Persoalan itu bisa diatasi dengan cara meningkatkan kapasitas pemerintah daerah untuk melakukan penindakan terhadap perusahaan yang tidak patuh ataupun perusak lingkungan. Pemerintah daerah dianggap masih rendah komitmennya terhadap upaya penanganan ketidakpatuhan atas peraturan lingkungan.
”Kami perlu mendorong agar langkah-langkah pengawasan atau pemberian sanksi terhadap pihak-pihak yang tidak patuh ini jauh lebih optimal lagi. Dengan begitu, kita akan menimbulkan budaya kepatuhan dan efek jera bagi pelaku perusakan lingkungan hidup, juga membangun budaya kepatuhan bagi korporasi,” tutur Rasio.
Guru Besar Kebijakan Kehutanan dari Institut Pertanian Bogor Hariadi Kartodiharjo berpendapat, kelestarian lingkungan dan kesejahteraan masyarakat harus menjadi napas RUU Cipta Kerja.
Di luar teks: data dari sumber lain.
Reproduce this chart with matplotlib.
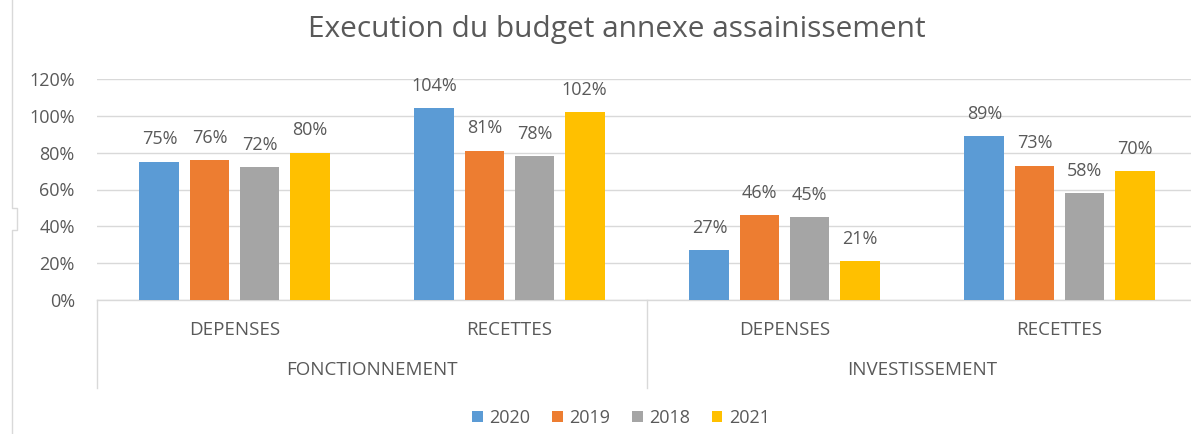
import matplotlib.pyplot as plt
import matplotlib.transforms as mtransforms
from matplotlib.lines import Line2D
from matplotlib.patches import Patch

# data
groups = ['FONCTIONNEMENT', 'INVESTISSEMENT']
categories = ['DEPENSES', 'RECETTES', 'DEPENSES', 'RECETTES']
years = ['2020', '2019', '2018', '2021']
values_2020 = [75, 104, 27, 89]
values_2019 = [76, 81, 46, 73]
values_2018 = [72, 78, 45, 58]
values_2021 = [80, 102, 21, 70]
series = [values_2020, values_2019, values_2018, values_2021]
colors = ['#5B9BD5', '#ED7D31', '#A5A5A5', '#FFC000']
text_color = '#595959'

plt.rcParams['font.family'] = ['Open Sans', 'DejaVu Sans']

fig = plt.figure(figsize=(11.91, 4.34), dpi=100)
ax = fig.add_axes([97 / 1191, (434 - 300) / 434, 1100 / 1191, 221 / 434])

x = list(range(len(categories)))
pitch = 0.182
width = 0.145
for i, (vals, col, yr) in enumerate(zip(series, colors, years)):
    pos = [xi + (i - 1.5) * pitch for xi in x]
    bars = ax.bar(pos, vals, width=width, color=col, label=yr, zorder=3)
    for b, v in zip(bars, vals):
        ax.text(b.get_x() + b.get_width() / 2, v + 9.5, f'{v}%', ha='center',
                va='baseline', fontsize=13, color=text_color)

ax.set_xlim(-0.5, 3.5)
ax.set_ylim(0, 120)
ax.set_yticks(range(0, 121, 20))
ax.set_yticklabels([f'{t}%' for t in range(0, 121, 20)], fontsize=13, color=text_color)
ax.tick_params(axis='y', length=0, pad=16)
ax.set_xticks([])
ax.grid(axis='y', color='#D9D9D9', linewidth=1, zorder=0)
for s in ['top', 'right', 'left']:
    ax.spines[s].set_visible(False)
ax.spines['bottom'].set_color('#D9D9D9')
ax.spines['bottom'].set_linewidth(1)

# two-level category axis
trans = mtransforms.blended_transform_factory(ax.transData, ax.transAxes)
for xi, cat in zip(x, categories):
    ax.text(xi, -0.136, cat, transform=trans, ha='center', va='center',
            fontsize=13.5, color=text_color)
for gi, g in enumerate(groups):
    ax.text(gi * 2 + 0.5, -0.317, g, transform=trans, ha='center', va='center',
            fontsize=13.5, color=text_color)
for xs in [-0.5, 1.5, 3.5]:
    ax.plot([xs, xs], [0, -0.398], transform=trans, color='#D9D9D9',
            linewidth=1, clip_on=False)

fig.suptitle('Execution du budget annexe assainissement', x=617 / 1191, y=1 - 30 / 434,
             va='center', fontsize=21.5, color=text_color)

handles = [Patch(facecolor=c, label=y) for c, y in zip(colors, years)]
fig.legend(handles=handles, loc='center', bbox_to_anchor=(621 / 1191, 1 - 418 / 434),
           ncol=4, frameon=False, fontsize=13, handlelength=0.6, handleheight=0.6,
           columnspacing=1.2, handletextpad=0.35, labelcolor=text_color)

# outer chart border on the left, with the small notch of the reference
bx = [12, 12, 17, 17, 12, 12]
by = [0, 208, 208, 230, 230, 434]
fig.add_artist(Line2D([v / 1191 for v in bx], [1 - v / 434 for v in by],
                      color='#D9D9D9', linewidth=1))

fig.savefig('out.png', dpi=100)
Dalam konteks kehutanan, pengelolaan sumber daya alam yang tidak bijaksana justru menihilkan lapangan pekerjaan. Sebab, kesan yang muncul dari RUU Cipta Kerja sekadar memudahkan investasi.
”Omnibus law itu seharusnya adalah turunan dari kelestarian dan keadilan lingkungan hidup. Kalau tidak membangun lingkungan yang lestari, cipta kerja tidak pernah ada. Yang menjadi perhatian kita bukan pasal-pasal dalam omnibus law, tetapi, bagaimana pasal-pasal itu ditinggalkan, apakah UU Kehutanan memadai untuk membangun sustainability?” ujar Hariadi.